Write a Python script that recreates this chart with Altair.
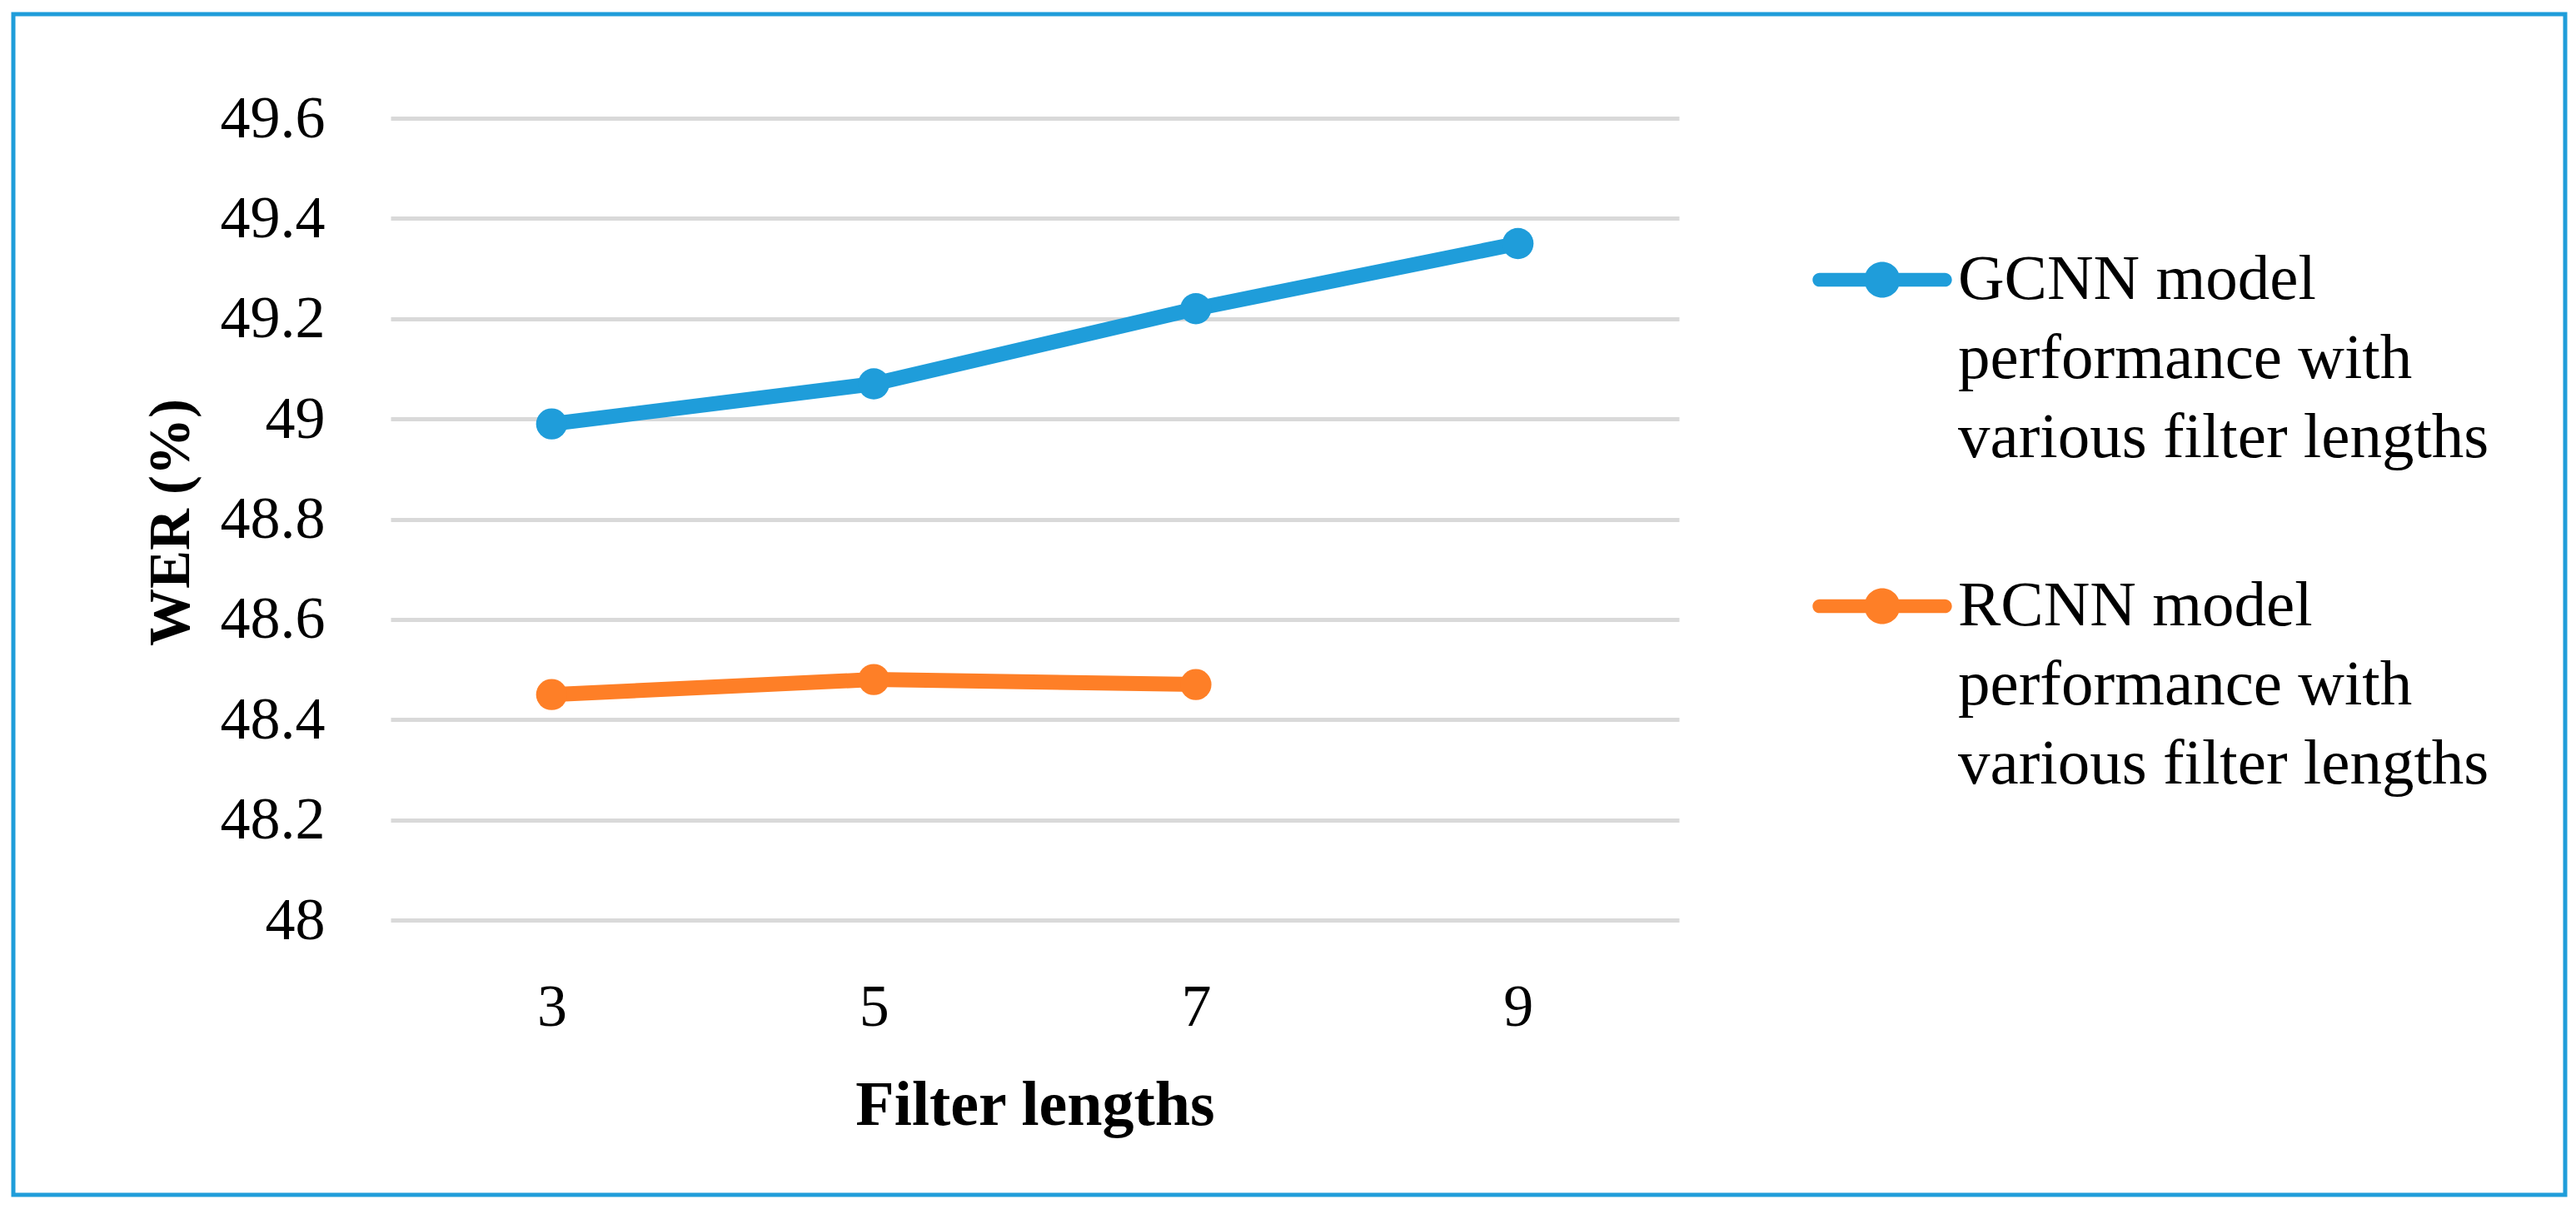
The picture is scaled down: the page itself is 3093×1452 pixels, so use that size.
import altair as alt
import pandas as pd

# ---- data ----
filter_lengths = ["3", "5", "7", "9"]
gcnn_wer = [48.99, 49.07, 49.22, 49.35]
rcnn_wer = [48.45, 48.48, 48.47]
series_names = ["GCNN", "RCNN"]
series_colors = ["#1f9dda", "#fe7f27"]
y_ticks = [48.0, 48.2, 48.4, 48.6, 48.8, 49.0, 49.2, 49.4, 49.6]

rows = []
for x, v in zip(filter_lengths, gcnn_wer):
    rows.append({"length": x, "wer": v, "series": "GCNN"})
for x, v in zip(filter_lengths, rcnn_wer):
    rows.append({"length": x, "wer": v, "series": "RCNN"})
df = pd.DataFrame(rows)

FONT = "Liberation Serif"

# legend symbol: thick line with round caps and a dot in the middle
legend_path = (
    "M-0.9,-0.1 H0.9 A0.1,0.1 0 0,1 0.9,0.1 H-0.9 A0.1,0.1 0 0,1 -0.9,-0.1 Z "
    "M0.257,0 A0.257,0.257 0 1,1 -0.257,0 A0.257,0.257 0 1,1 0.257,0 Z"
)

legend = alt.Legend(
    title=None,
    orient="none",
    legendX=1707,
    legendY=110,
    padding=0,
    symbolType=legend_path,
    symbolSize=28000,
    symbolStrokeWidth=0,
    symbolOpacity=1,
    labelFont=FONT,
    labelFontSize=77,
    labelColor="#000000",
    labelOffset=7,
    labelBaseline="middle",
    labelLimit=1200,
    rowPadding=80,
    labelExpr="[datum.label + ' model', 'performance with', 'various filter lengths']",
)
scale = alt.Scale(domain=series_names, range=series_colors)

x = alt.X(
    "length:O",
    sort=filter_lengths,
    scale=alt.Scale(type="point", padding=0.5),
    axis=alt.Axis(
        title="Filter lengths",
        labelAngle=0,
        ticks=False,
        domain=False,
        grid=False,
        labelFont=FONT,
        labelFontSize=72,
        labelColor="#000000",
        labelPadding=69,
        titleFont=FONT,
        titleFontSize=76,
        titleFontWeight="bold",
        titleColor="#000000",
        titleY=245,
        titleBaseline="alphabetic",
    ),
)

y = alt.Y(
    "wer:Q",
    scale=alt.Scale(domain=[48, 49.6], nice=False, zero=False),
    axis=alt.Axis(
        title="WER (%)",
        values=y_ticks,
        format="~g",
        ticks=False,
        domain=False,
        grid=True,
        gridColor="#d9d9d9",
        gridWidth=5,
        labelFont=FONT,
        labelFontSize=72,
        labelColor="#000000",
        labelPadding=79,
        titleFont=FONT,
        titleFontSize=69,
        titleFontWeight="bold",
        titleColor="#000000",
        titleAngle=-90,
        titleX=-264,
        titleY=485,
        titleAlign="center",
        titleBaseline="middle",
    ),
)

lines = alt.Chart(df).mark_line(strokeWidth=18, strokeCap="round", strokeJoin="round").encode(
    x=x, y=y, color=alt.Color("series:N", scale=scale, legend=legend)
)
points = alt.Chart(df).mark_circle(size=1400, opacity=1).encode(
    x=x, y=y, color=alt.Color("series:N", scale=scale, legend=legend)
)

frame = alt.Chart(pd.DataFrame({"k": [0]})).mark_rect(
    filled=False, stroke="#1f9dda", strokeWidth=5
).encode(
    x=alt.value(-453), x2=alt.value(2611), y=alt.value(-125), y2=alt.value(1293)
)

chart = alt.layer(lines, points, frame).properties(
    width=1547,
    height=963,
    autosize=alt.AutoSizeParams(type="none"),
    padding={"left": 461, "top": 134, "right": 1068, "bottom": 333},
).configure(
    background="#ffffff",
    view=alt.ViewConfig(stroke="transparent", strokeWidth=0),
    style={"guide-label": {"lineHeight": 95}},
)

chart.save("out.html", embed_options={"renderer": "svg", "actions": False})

■ Exercise goal
Every line from the top of the material above through the line with "import pandas as pd" should be duplicated exactly, please; leave out the pictures.

■ Result of this exercise
Write a Python script that recreates this chart with Altair.
The picture is scaled down: the page itself is 3093×1452 pixels, so use that size.
import altair as alt
import pandas as pd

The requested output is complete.